# Pipe for Cigars trade



## ScottyB

I recently sent @OneStrangeOne a couple of my pipes for evaluation, in order to bolster my meager cigar stash. Nathan sent me a plethora of fine smokes to complete the deal. Needless to say, I am absolutely thrilled with these beautiful sticks he sent! I even bought a new tupper specifically for this group.


----------



## TexaSmoke

Now that's a load of dang fine cigars. Glad you got what you were looking for. 

Sent from my LG-M210 using Tapatalk


----------



## huffer33

I knew this was going to be good but wow.

Sent from the pre-Cambrian


----------



## Dran

Nicely done @OneStrangeOne!


----------



## ScottyB

Being the old noob that I am, I have never had a single one of these. Nathan sent me a list and I've been looking them all up. I know that the unbanded corona is a Yellowcake, but I'm still not sure what the box pressed Beli with the yellow foot band is - it doesn't seem to be on the list. Any ideas?


----------



## TexaSmoke

Crowned heads yellow rose? Maybe?

Sent from my LG-M210 using Tapatalk


----------



## ScottyB

TexaSmoke said:


> Crowned heads yellow rose? Maybe?
> 
> Sent from my LG-M210 using Tapatalk


Bingo! Actually I just found it LOL.


----------



## Piper

Scotty, those must have been some nice pipes you sent Nathan. Enjoy!


----------



## Alrightdriver

Nice line up there. 

Sent from my SM-S727VL using Tapatalk


----------



## Travoline

Piper said:


> Scotty, those must have been some nice pipes you sent Nathan. Enjoy!

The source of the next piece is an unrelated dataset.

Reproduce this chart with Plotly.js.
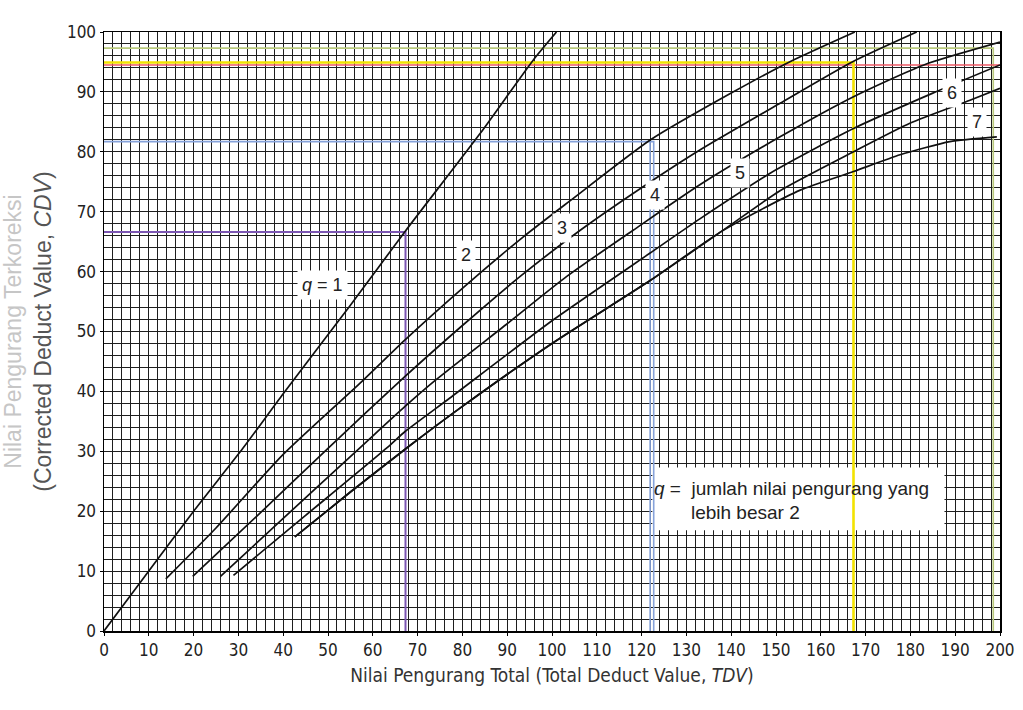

I agree with this statement!

And that is a fine collection of cigars you have received!


----------



## OneStrangeOne

ScottyB said:


> I recently sent @OneStrangeOne a couple of my pipes for evaluation, in order to bolster my meager cigar stash. Nathan sent me a plethora of fine smokes to complete the deal. Needless to say, I am absolutely thrilled with these beautiful sticks he sent! I even bought a new tupper specifically for this group.


Glad it worked out! Enjoy!


----------



## msmith1986

Good stuff right there.


----------